Reminiscent in some respects of the same kind of mystery that Munch sought to express in another repeated subject at this time - that a group of young girls on a bridge - the artist's interest in his paintings of the Märchewald or 'fairytale forest' derives from a specific experience Munch had around this time, and which he described in one of his diaries.
'In the mornings I went to the forest, first along the path with the small peaceful houses along either side - in the gardens with their blooming cherry trees and flowers and greenery - there I greeted all the sweet little children whose voices were like a fresh drink for my sick soul, their large eyes, a beautiful, lost world, where I myself once used to be. Their graceful Spring-like movements were a joy to behold. The little girls, how like women they were, and the boys, how like men. The little girls - shy but also cheeky, charming and funny - strutting around according to the laws of Nature. And then came the forest - the young children's forest - light green branches like church steeples, climbing higher and stronger until the forest stood like a huge cathedral, trunk upon trunk, column upon column while the birds played the music' (Edvard Munch, 'Tgebuch,' quoted in Edvard Munch, Sein Werk in Schweizer Sammlungen, exh. cat., Kunstmuseum Basel, 1985, p. 58).

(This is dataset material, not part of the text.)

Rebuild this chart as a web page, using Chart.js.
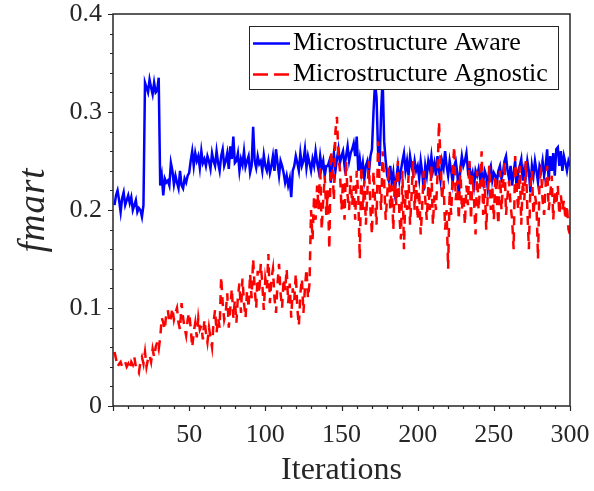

In Der Märchenwald, Munch returned to the theme which had been the subject of at least three paintings from 1901-2 and combined these with that of another series of pictures, entitled Dunkler Tannenwald ('Dark Spruce Forest'), that had occupied him in 1899. Fusing these two repeated themes of his work, Der Märchenwald draws on the encounter between the children and the vast dark spruce forest Munch had witnessed so many years before, as a way of invoking a similar sense of both the sublime mystery of the forest and of the psychological awakening it aroused in the children. In this, as its title suggests, Der Märchenwald is like an image from Grimm's fairytales, where the great dark Nordic forest often played a similar role. Showing the children descending into the foreground, this painting, with its Caspar David Friedrich-like contrast in scale between the small individual figures of the awe-struck children and the vast cathedral-like forest, uses the landscape, like so many of Munch's great works, as a powerful and emotive expression of a particular stage of life.